Life is vastly easier in the industrialized world than it was 150 years ago. Most people live longer, eat more and work less. Many live in private homes and drive to work alone in their own cars. Office workers communicate instantaneously across continents through telephone, fax and e-mail. Industries crank out new goods faster than people can buy them in ever-bigger shopping malls.
But the advantages of modern life are not available to everyone, nor do they come without a price: new kinds of health problems, many caused by our own bad habits or by the dirty air and water left behind by industries; the loss of parkland as highways devour open space; declining literacy as television beats teachers in the competition for children’s attention; cadres of unemployed and homeless people overlooked by the free market system; and sprawling, desolate suburbs where neighbours are strangers and fear of crime isolates people behind locked doors.

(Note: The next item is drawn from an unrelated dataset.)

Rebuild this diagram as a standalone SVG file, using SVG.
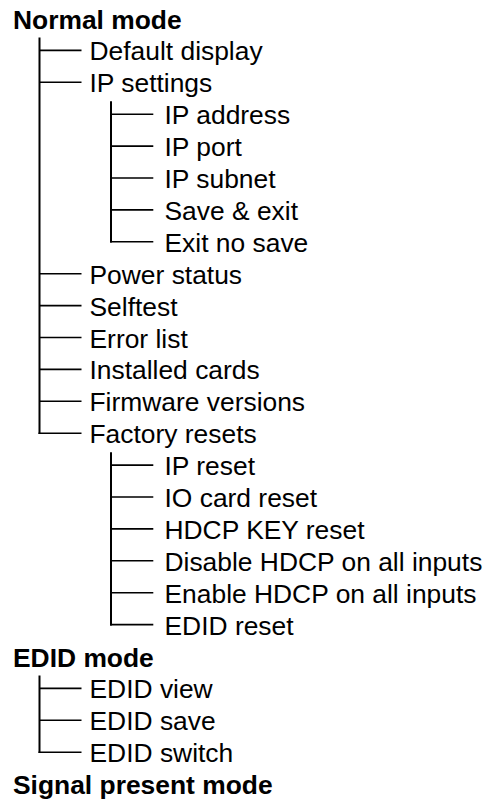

Added to these is the disinvestment in services and physical infrastructure over the past 15 years, which has hit urban dwellers—especially poor urban dwellers—the hardest. The cuts in government spending for social programmes are all the more stark when viewed in the context of a world with a widening gap between rich and poor. The fraying of social safety nets, most severe in the United States, has increased the percentage of children under 6 living in poverty from 20 per cent of US children in 1980 to 24 per cent in 1995. Without addressing these fundamental inequalities, programmes developed to mend worsening urban conditions will be unable to secure long-lasting solutions.
Even when government agencies and private organizations have the economic means and political will to address these ills, the typical approach is fragmented and specialized: A programme is created to fix a problem. A clinic is opened to treat disease, ignoring the fact that good health is much more than the absence of illness. Schools are upgraded, but the curriculum ignores lessons learned on the streets and in the media, which set the patterns for children’s beliefs and perceptions.
There is a better way. It is rooted in the simple but revolutionary idea that health is less about medical care than about equitable access to such basic prerequisites of health as food, shelter, transportation, clean air and water, education, physical safety and meaningful jobs paying sufficient wages. This way of thinking expands on the idea that no person or family is an island; everyone’s life is bound up in the whole community.